### The exercise
Nothing may be dropped or altered: reproduce all the data.

-----

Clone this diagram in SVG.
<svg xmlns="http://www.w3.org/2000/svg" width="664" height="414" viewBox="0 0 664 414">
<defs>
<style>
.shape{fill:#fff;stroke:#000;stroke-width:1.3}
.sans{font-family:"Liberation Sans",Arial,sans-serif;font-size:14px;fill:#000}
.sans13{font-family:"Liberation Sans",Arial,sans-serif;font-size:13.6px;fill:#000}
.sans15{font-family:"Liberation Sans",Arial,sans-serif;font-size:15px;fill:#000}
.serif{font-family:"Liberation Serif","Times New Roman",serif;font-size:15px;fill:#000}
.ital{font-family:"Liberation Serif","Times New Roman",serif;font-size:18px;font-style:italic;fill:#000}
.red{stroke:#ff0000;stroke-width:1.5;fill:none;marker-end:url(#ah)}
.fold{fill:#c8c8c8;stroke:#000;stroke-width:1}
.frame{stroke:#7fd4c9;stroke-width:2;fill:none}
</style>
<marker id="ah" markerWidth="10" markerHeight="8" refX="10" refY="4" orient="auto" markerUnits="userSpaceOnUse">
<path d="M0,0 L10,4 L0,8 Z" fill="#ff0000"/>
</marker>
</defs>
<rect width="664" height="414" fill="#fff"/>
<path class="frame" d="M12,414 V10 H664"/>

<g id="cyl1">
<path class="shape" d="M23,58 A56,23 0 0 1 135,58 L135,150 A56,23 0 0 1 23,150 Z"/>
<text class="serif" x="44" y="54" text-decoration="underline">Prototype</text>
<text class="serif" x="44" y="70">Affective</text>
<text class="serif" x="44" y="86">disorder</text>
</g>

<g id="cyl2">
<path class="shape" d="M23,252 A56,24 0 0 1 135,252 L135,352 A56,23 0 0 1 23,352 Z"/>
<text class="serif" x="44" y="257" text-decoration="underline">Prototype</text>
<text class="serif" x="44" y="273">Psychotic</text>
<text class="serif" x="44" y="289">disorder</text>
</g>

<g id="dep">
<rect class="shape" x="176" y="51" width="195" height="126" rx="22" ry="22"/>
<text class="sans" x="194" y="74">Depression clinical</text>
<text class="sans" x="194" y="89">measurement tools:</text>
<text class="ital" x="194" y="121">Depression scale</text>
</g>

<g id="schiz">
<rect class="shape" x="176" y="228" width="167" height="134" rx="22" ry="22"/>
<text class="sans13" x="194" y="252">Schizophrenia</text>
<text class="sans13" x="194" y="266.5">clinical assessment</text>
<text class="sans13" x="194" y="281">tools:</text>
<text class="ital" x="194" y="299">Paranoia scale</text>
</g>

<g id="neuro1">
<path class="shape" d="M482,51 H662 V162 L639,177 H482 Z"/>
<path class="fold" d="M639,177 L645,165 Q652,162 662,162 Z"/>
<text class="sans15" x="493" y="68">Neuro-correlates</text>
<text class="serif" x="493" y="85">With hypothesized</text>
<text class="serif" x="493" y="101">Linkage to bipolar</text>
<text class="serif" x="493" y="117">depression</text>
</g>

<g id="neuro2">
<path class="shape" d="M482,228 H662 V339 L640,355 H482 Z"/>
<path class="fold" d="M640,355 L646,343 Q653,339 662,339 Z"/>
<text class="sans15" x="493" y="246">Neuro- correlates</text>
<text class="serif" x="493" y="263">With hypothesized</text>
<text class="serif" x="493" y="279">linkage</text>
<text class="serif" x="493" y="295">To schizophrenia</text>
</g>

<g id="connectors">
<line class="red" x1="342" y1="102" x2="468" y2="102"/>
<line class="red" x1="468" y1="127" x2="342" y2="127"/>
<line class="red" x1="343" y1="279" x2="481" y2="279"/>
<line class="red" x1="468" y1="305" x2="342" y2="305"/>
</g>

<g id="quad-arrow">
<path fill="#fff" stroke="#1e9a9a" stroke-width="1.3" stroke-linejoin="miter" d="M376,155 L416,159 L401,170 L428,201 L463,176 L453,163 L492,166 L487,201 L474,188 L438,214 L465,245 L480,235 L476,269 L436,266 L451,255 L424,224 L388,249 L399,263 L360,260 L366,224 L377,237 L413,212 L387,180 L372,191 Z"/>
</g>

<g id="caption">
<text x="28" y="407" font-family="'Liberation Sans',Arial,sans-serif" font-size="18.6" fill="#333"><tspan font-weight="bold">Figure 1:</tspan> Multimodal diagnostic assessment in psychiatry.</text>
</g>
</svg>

-----

### Finished task
Clone this diagram in SVG.
<svg xmlns="http://www.w3.org/2000/svg" width="664" height="414" viewBox="0 0 664 414">
<defs>
<style>
.shape{fill:#fff;stroke:#000;stroke-width:1.3}
.sans{font-family:"Liberation Sans",Arial,sans-serif;font-size:14px;fill:#000}
.sans13{font-family:"Liberation Sans",Arial,sans-serif;font-size:13.6px;fill:#000}
.sans15{font-family:"Liberation Sans",Arial,sans-serif;font-size:15px;fill:#000}
.serif{font-family:"Liberation Serif","Times New Roman",serif;font-size:15px;fill:#000}
.ital{font-family:"Liberation Serif","Times New Roman",serif;font-size:18px;font-style:italic;fill:#000}
.red{stroke:#ff0000;stroke-width:1.5;fill:none;marker-end:url(#ah)}
.fold{fill:#c8c8c8;stroke:#000;stroke-width:1}
.frame{stroke:#7fd4c9;stroke-width:2;fill:none}
</style>
<marker id="ah" markerWidth="10" markerHeight="8" refX="10" refY="4" orient="auto" markerUnits="userSpaceOnUse">
<path d="M0,0 L10,4 L0,8 Z" fill="#ff0000"/>
</marker>
</defs>
<rect width="664" height="414" fill="#fff"/>
<path class="frame" d="M12,414 V10 H664"/>

<g id="cyl1">
<path class="shape" d="M23,58 A56,23 0 0 1 135,58 L135,150 A56,23 0 0 1 23,150 Z"/>
<text class="serif" x="44" y="54" text-decoration="underline">Prototype</text>
<text class="serif" x="44" y="70">Affective</text>
<text class="serif" x="44" y="86">disorder</text>
</g>

<g id="cyl2">
<path class="shape" d="M23,252 A56,24 0 0 1 135,252 L135,352 A56,23 0 0 1 23,352 Z"/>
<text class="serif" x="44" y="257" text-decoration="underline">Prototype</text>
<text class="serif" x="44" y="273">Psychotic</text>
<text class="serif" x="44" y="289">disorder</text>
</g>

<g id="dep">
<rect class="shape" x="176" y="51" width="195" height="126" rx="22" ry="22"/>
<text class="sans" x="194" y="74">Depression clinical</text>
<text class="sans" x="194" y="89">measurement tools:</text>
<text class="ital" x="194" y="121">Depression scale</text>
</g>

<g id="schiz">
<rect class="shape" x="176" y="228" width="167" height="134" rx="22" ry="22"/>
<text class="sans13" x="194" y="252">Schizophrenia</text>
<text class="sans13" x="194" y="266.5">clinical assessment</text>
<text class="sans13" x="194" y="281">tools:</text>
<text class="ital" x="194" y="299">Paranoia scale</text>
</g>

<g id="neuro1">
<path class="shape" d="M482,51 H662 V162 L639,177 H482 Z"/>
<path class="fold" d="M639,177 L645,165 Q652,162 662,162 Z"/>
<text class="sans15" x="493" y="68">Neuro-correlates</text>
<text class="serif" x="493" y="85">With hypothesized</text>
<text class="serif" x="493" y="101">Linkage to bipolar</text>
<text class="serif" x="493" y="117">depression</text>
</g>

<g id="neuro2">
<path class="shape" d="M482,228 H662 V339 L640,355 H482 Z"/>
<path class="fold" d="M640,355 L646,343 Q653,339 662,339 Z"/>
<text class="sans15" x="493" y="246">Neuro- correlates</text>
<text class="serif" x="493" y="263">With hypothesized</text>
<text class="serif" x="493" y="279">linkage</text>
<text class="serif" x="493" y="295">To schizophrenia</text>
</g>

<g id="connectors">
<line class="red" x1="342" y1="102" x2="468" y2="102"/>
<line class="red" x1="468" y1="127" x2="342" y2="127"/>
<line class="red" x1="343" y1="279" x2="481" y2="279"/>
<line class="red" x1="468" y1="305" x2="342" y2="305"/>
</g>

<g id="quad-arrow">
<path fill="#fff" stroke="#1e9a9a" stroke-width="1.3" stroke-linejoin="miter" d="M376,155 L416,159 L401,170 L428,201 L463,176 L453,163 L492,166 L487,201 L474,188 L438,214 L465,245 L480,235 L476,269 L436,266 L451,255 L424,224 L388,249 L399,263 L360,260 L366,224 L377,237 L413,212 L387,180 L372,191 Z"/>
</g>

<g id="caption">
<text x="28" y="407" font-family="'Liberation Sans',Arial,sans-serif" font-size="18.6" fill="#333"><tspan font-weight="bold">Figure 1:</tspan> Multimodal diagnostic assessment in psychiatry.</text>
</g>
</svg>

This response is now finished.